I mean, the ordered workqueue isn't more limited than any other workqueue, it's
just that the likelyhood of hitting problems increases with max_active being
lower or even one.

But the error conditions are the exact same, aren't they? We always have to
ensure that at least one slot of the workqueue is not running a task that does
things that are not allowed to do in the dma_fence signalling critical path.

So, this part is technically covered. Do I understand you correctly that you say
you think it's covered too generically?

Do you propose to list the things we're not allowed to do explicitly?

> And then on the other hand
> dma_fence is definitely the big thing, but fundamtentally you tie anything
> you schedule on those wq to the drm/scheduler design in it's entirety. So
> for the general rule, it's not generic enough for my taste.

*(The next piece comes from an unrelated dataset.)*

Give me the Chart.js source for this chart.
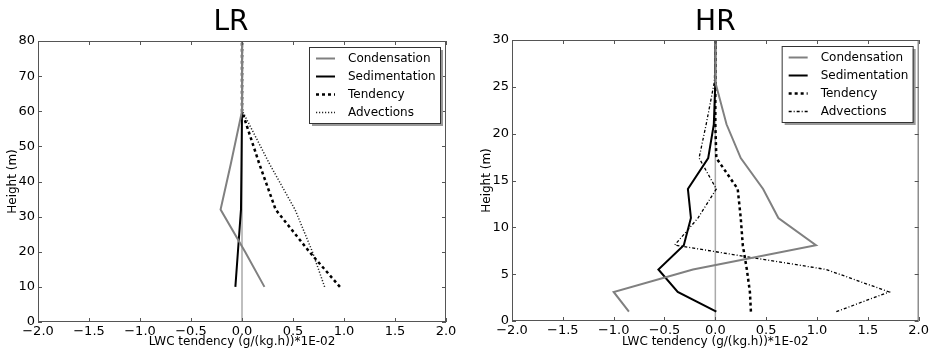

Sorry, I can't follow that. Can you please expand a bit on what you think is not
generic enough?

> > > Also since all the paragraphs above talk about ordered wq as the example
> > > where specifying your own wq makes sense, it's a bit confusing to now
> > > suddenly only talk about the concurrent wq case without again mentioned
> > > that the ordered wq case is really limited.
> >
> > I mean, it talks about both cases in a generic way, i.e. if you set
> > max_active == 1 in the text it covers the ordered case.
> >
> > Or do you mean to say that we should *only* allow ordered workqueues to be
> > shared with the driver?
>
> Both examples talk about ordered wq, they don't make any sense with
> max_active > 1, and I can't come up with any example that would. So yeah
> I'm leaning in that direction, at least in the docs. Only discussing
> max_active > 1 for this specific issue is imo very confusing and not
> helping much. I guess we could even WARN_ON if a provided wq is not
> ordered, because that does smell funky for sure.

I think there is nothing wrong with sharing a workqueue with WQ_MAX_ACTIVE
between scheduler instances. In the firmware scheduler case we may have quite a
lot of them. So, why create a new workqueue for each of those, in case we can't
take advantage of the synchronization trick with ordered workqueues?